Earth Sciences artwork features geological beauty of research
Any great scientist will tell you there is an innate beauty in what they do. Field researchers in particular get many opportunities to see the majestic side of the natural environment that has become their ‘laboratory’, and someone with a good eye can often capture that splendor.
The Department of Earth Sciences has decided to feature some of those moments in an art installation in one of their public spaces. Sharon Deemer, a research associate with the department, reached out to her colleagues to comb through their photo collections for some of their most striking images.
“I sent a message out a year ago to get people to think about taking good photos over the summer when they went to their field areas,” she explained. “It took a while to get responses back because many had to go through their collections of photographs to find something suitable.”
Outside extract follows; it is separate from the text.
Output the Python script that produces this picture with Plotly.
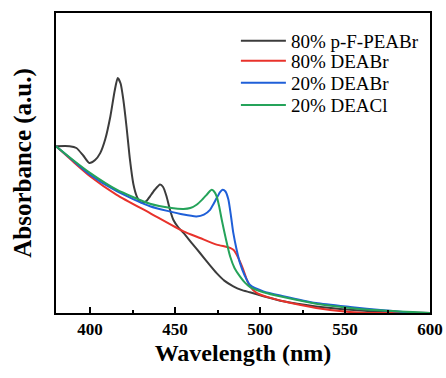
import plotly.graph_objects as go

# Wavelength (nm) / absorbance (a.u.)
wl_black = [380, 388, 392, 396, 399.6, 403, 406, 409, 412, 414.5, 416.3, 418, 419.6, 421.5, 423.5, 425.5, 427.5, 429.5, 431.4, 433.5, 435.3, 438, 441.2, 443, 445, 447, 449, 452, 455, 460, 464.7, 470, 474.5, 479, 484.3, 489, 494, 502, 513.7, 533, 553, 572.5, 600]
ab_black = [0.556, 0.556, 0.55, 0.525, 0.50, 0.51, 0.533, 0.58, 0.656, 0.74, 0.783, 0.765, 0.711, 0.62, 0.511, 0.43, 0.389, 0.37, 0.367, 0.375, 0.389, 0.41, 0.428, 0.42, 0.389, 0.345, 0.311, 0.285, 0.267, 0.232, 0.20, 0.163, 0.133, 0.108, 0.089, 0.077, 0.069, 0.056, 0.039, 0.022, 0.011, 0.004, 0.0]

wl_red = [380, 390, 400, 415.7, 435.3, 455, 464.7, 474.5, 480, 482.4, 484.5, 486.3, 488.3, 490.2, 492, 494, 498, 505, 513.7, 533, 553, 563, 600]
ab_red = [0.556, 0.505, 0.456, 0.394, 0.333, 0.272, 0.25, 0.228, 0.221, 0.217, 0.21, 0.194, 0.17, 0.144, 0.115, 0.089, 0.067, 0.052, 0.039, 0.017, 0.003, 0.0, 0.0]

wl_blue = [380, 390, 400, 415.7, 435.3, 455, 462.7, 467, 470.6, 472.5, 474.5, 476.5, 478, 479.7, 481.4, 483, 484.3, 486.3, 488.2, 491, 494, 502, 513.7, 533, 553, 572.5, 592, 600]
ab_blue = [0.556, 0.508, 0.461, 0.406, 0.356, 0.328, 0.322, 0.328, 0.344, 0.362, 0.383, 0.403, 0.411, 0.405, 0.378, 0.32, 0.267, 0.21, 0.167, 0.125, 0.094, 0.072, 0.056, 0.033, 0.02, 0.009, 0.0, 0.0]

wl_green = [380, 390, 400, 415.7, 435.3, 448, 455, 459, 462.7, 466, 468.6, 470.3, 471.6, 473, 474.5, 476, 477.5, 480, 482.4, 485, 488.2, 491, 494, 502, 513.7, 533, 553, 572.5, 600]
ab_green = [0.556, 0.51, 0.467, 0.411, 0.364, 0.35, 0.347, 0.35, 0.361, 0.378, 0.394, 0.405, 0.411, 0.405, 0.389, 0.355, 0.311, 0.245, 0.189, 0.15, 0.122, 0.102, 0.087, 0.069, 0.053, 0.031, 0.017, 0.008, 0.0]

names = ["80% p-F-PEABr", "80% DEABr", "20% DEABr", "20% DEACl"]
colors = ["#3c3c3c", "#e8322b", "#1f5fd8", "#25a35a"]

serif = "Liberation Serif"
legend_ids = ["legend", "legend2", "legend3", "legend4"]
legend_y = [0.907, 0.840, 0.767, 0.693]

fig = go.Figure()
for wl, ab, nm, c, lg in zip([wl_black, wl_red, wl_blue, wl_green],
                             [ab_black, ab_red, ab_blue, ab_green], names, colors, legend_ids):
    fig.add_trace(go.Scatter(x=wl, y=ab, mode="lines", name=nm, legend=lg,
                             line=dict(color=c, width=2, shape="spline", smoothing=0.6)))

legend_common = dict(x=0.481, xanchor="left", yanchor="middle", bgcolor="rgba(0,0,0,0)",
                     font=dict(family=serif, size=19, color="black"), itemwidth=45)
layout_legends = {lg: dict(legend_common, y=yy) for lg, yy in zip(legend_ids, legend_y)}

fig.update_layout(
    width=446, height=378,
    margin=dict(l=56, r=16, t=13, b=65),
    plot_bgcolor="white", paper_bgcolor="white",
    font=dict(family=serif, color="black"),
    showlegend=True,
    xaxis=dict(range=[380, 600], tickvals=[400, 450, 500, 550, 600], automargin=False,
               ticks="inside", ticklen=6, tickwidth=2, tickcolor="black",
               minor=dict(tickvals=[425, 475, 525, 575], ticks="inside", ticklen=3, tickwidth=2, tickcolor="black"),
               showline=True, linewidth=2, linecolor="black", mirror=True,
               showgrid=False, zeroline=False,
               tickfont=dict(family=serif, size=17, color="black", weight="bold"),
               title=dict(text="<b>Wavelength (nm)</b>", font=dict(family=serif, size=24, color="black"), standoff=6)),
    yaxis=dict(range=[0, 1.0], showticklabels=False, ticks="", automargin=False,
               showline=True, linewidth=2, linecolor="black", mirror=True,
               showgrid=False, zeroline=False,
               title=dict(text="<b>Absorbance (a.u.)</b>", font=dict(family=serif, size=25, color="black"), standoff=15)),
    **layout_legends,
)

fig.write_html("out.html")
Dr. Deemer says she undertook the project to show people the artistic side of the topics that they work with. She received hundreds of submissions, which she then had to sort and determine how the chosen pictures would ultimately fit together in terms of theme, size and colour distribution. In past weeks, the department has installed 33 of those images, now printed on 24 canvas panels, in their faculty/staff/graduate student lounge.
“All of the pictures are donated by people in the department and they represent areas of interest of faculty members,” she said. “We wanted to have the photos cover sedimentary, metamorphic and igneous rocks, and all scales – from microscopic up to landscape – and to make sure the paleontology, or the animals, were also represented.”
The canvases were unveiled at a regular coffee break held for faculty, staff and graduate students in early April. Dr. Deemer says her next step is to create a booklet describing each photo to provide geological context for those who view the images on their own.